- **Problem**
Copy out the line that contains "Clone this chart in matplotlib.", the line that contains "4.87, 4.02, 5.74]", and every line between them, exactly, and nothing else.

- **Data for processing**
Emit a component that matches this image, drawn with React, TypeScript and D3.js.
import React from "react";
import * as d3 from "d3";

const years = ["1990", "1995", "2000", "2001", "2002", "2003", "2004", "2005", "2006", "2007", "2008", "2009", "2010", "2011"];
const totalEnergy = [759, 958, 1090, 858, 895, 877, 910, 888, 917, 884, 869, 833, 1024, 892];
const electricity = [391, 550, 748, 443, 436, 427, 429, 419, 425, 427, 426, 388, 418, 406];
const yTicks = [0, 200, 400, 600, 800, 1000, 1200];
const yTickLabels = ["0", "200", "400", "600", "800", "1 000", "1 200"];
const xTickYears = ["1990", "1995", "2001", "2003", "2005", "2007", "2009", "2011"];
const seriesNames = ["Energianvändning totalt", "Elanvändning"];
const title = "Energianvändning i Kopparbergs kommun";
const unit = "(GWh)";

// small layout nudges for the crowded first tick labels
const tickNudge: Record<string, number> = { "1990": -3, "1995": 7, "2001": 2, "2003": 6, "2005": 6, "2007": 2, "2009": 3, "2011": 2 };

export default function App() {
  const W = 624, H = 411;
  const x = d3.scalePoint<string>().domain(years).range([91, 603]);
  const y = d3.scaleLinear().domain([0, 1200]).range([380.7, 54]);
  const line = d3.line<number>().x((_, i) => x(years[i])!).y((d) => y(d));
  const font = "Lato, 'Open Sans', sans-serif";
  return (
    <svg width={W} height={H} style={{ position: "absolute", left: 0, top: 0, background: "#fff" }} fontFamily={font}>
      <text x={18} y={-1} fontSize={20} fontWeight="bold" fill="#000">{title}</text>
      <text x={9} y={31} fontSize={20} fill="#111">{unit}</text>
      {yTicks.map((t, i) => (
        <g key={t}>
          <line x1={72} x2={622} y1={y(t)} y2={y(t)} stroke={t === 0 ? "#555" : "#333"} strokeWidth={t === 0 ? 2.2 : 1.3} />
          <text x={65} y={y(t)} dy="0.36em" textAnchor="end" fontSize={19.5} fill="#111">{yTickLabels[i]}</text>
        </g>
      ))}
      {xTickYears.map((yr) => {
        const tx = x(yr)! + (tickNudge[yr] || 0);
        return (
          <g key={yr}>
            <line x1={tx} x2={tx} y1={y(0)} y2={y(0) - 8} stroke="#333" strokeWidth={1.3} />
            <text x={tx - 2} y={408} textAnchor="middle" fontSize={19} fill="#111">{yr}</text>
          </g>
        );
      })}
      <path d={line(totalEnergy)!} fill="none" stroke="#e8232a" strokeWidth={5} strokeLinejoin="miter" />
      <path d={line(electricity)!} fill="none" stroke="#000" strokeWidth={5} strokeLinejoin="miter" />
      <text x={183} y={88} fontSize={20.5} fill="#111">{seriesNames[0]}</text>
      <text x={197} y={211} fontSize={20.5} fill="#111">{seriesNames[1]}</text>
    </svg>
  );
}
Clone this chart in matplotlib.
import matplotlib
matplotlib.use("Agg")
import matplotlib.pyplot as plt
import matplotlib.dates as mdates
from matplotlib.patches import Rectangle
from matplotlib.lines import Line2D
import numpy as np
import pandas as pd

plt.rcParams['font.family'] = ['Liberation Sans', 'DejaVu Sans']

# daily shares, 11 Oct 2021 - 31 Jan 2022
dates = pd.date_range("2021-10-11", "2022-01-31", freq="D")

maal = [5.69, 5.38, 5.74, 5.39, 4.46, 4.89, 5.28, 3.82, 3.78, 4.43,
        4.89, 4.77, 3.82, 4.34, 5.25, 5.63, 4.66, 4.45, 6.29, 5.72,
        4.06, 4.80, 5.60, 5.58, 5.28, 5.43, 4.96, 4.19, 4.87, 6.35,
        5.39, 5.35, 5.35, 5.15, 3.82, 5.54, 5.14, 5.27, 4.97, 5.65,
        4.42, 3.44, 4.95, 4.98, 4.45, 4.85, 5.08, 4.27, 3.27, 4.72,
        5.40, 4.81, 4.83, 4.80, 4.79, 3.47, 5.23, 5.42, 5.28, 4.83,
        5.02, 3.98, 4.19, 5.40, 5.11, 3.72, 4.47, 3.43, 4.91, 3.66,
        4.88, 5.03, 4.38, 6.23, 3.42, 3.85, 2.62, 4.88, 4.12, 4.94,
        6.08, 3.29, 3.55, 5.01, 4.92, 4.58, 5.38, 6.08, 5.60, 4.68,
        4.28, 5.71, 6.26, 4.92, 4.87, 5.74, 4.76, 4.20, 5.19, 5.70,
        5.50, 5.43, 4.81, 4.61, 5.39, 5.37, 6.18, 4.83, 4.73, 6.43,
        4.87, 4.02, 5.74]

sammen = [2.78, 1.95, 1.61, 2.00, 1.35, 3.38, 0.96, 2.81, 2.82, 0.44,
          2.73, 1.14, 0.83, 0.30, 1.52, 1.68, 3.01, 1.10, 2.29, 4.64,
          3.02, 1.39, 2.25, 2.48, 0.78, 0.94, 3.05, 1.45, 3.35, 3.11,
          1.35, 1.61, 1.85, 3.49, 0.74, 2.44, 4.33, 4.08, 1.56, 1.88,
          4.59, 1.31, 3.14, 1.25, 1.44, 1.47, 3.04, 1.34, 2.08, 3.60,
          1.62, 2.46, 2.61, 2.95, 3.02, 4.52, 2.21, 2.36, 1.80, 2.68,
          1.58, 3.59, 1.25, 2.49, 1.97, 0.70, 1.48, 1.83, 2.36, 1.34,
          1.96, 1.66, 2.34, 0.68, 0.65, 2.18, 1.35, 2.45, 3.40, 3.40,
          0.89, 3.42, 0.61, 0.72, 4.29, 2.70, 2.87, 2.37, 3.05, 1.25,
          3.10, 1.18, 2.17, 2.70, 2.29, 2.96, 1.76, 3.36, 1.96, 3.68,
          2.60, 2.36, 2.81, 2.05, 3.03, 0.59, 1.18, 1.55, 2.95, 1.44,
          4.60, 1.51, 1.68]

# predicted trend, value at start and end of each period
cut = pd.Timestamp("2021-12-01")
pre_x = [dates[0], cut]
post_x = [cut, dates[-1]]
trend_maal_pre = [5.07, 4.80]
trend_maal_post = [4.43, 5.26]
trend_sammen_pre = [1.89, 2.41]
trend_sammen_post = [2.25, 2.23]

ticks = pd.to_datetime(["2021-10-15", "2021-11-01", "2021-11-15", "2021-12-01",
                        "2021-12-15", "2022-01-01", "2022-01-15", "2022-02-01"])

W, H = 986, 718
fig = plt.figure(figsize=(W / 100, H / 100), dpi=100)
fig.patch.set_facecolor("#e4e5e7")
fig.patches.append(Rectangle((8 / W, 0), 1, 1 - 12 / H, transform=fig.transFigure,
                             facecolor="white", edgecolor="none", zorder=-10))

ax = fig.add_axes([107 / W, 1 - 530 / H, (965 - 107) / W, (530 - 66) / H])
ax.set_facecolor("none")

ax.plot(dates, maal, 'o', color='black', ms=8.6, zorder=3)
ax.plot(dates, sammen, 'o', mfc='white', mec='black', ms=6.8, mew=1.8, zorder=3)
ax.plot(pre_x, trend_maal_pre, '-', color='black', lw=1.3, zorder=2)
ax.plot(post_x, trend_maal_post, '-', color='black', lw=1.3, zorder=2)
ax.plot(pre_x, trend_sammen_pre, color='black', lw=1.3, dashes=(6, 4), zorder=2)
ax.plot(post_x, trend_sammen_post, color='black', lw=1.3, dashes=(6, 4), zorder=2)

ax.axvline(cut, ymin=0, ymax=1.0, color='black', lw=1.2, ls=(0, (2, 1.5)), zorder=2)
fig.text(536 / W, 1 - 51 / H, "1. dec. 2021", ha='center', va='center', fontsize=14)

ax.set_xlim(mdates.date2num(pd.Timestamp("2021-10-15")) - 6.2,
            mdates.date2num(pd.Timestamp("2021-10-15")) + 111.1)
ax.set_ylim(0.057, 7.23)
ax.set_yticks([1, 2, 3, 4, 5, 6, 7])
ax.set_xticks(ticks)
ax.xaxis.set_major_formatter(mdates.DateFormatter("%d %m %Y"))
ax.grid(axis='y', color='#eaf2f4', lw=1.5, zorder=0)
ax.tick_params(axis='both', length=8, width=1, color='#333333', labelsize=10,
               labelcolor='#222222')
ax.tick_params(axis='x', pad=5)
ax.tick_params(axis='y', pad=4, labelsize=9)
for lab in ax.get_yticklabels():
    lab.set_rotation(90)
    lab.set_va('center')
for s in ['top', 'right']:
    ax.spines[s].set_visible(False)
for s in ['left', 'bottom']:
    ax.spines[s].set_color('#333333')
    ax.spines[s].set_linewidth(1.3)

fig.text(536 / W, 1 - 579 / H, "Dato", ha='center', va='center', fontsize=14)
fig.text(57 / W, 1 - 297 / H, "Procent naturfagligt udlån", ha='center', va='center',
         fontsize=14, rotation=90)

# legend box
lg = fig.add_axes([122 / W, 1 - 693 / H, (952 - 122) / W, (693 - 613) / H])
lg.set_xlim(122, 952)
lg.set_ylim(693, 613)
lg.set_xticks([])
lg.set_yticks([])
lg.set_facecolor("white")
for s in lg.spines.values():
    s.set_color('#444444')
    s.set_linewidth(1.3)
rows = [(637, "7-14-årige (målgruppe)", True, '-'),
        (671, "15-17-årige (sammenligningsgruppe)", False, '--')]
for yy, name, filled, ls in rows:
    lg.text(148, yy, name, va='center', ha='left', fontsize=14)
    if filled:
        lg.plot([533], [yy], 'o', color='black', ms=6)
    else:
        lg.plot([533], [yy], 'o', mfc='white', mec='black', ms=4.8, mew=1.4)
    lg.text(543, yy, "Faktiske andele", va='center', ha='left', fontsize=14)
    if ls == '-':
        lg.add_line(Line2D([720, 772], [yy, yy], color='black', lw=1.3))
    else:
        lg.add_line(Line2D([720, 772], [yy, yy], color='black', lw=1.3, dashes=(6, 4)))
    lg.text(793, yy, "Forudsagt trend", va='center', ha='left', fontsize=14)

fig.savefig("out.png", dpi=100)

- **Result for this exercise**
Clone this chart in matplotlib.
import matplotlib
matplotlib.use("Agg")
import matplotlib.pyplot as plt
import matplotlib.dates as mdates
from matplotlib.patches import Rectangle
from matplotlib.lines import Line2D
import numpy as np
import pandas as pd

plt.rcParams['font.family'] = ['Liberation Sans', 'DejaVu Sans']

# daily shares, 11 Oct 2021 - 31 Jan 2022
dates = pd.date_range("2021-10-11", "2022-01-31", freq="D")

maal = [5.69, 5.38, 5.74, 5.39, 4.46, 4.89, 5.28, 3.82, 3.78, 4.43,
        4.89, 4.77, 3.82, 4.34, 5.25, 5.63, 4.66, 4.45, 6.29, 5.72,
        4.06, 4.80, 5.60, 5.58, 5.28, 5.43, 4.96, 4.19, 4.87, 6.35,
        5.39, 5.35, 5.35, 5.15, 3.82, 5.54, 5.14, 5.27, 4.97, 5.65,
        4.42, 3.44, 4.95, 4.98, 4.45, 4.85, 5.08, 4.27, 3.27, 4.72,
        5.40, 4.81, 4.83, 4.80, 4.79, 3.47, 5.23, 5.42, 5.28, 4.83,
        5.02, 3.98, 4.19, 5.40, 5.11, 3.72, 4.47, 3.43, 4.91, 3.66,
        4.88, 5.03, 4.38, 6.23, 3.42, 3.85, 2.62, 4.88, 4.12, 4.94,
        6.08, 3.29, 3.55, 5.01, 4.92, 4.58, 5.38, 6.08, 5.60, 4.68,
        4.28, 5.71, 6.26, 4.92, 4.87, 5.74, 4.76, 4.20, 5.19, 5.70,
        5.50, 5.43, 4.81, 4.61, 5.39, 5.37, 6.18, 4.83, 4.73, 6.43,
        4.87, 4.02, 5.74]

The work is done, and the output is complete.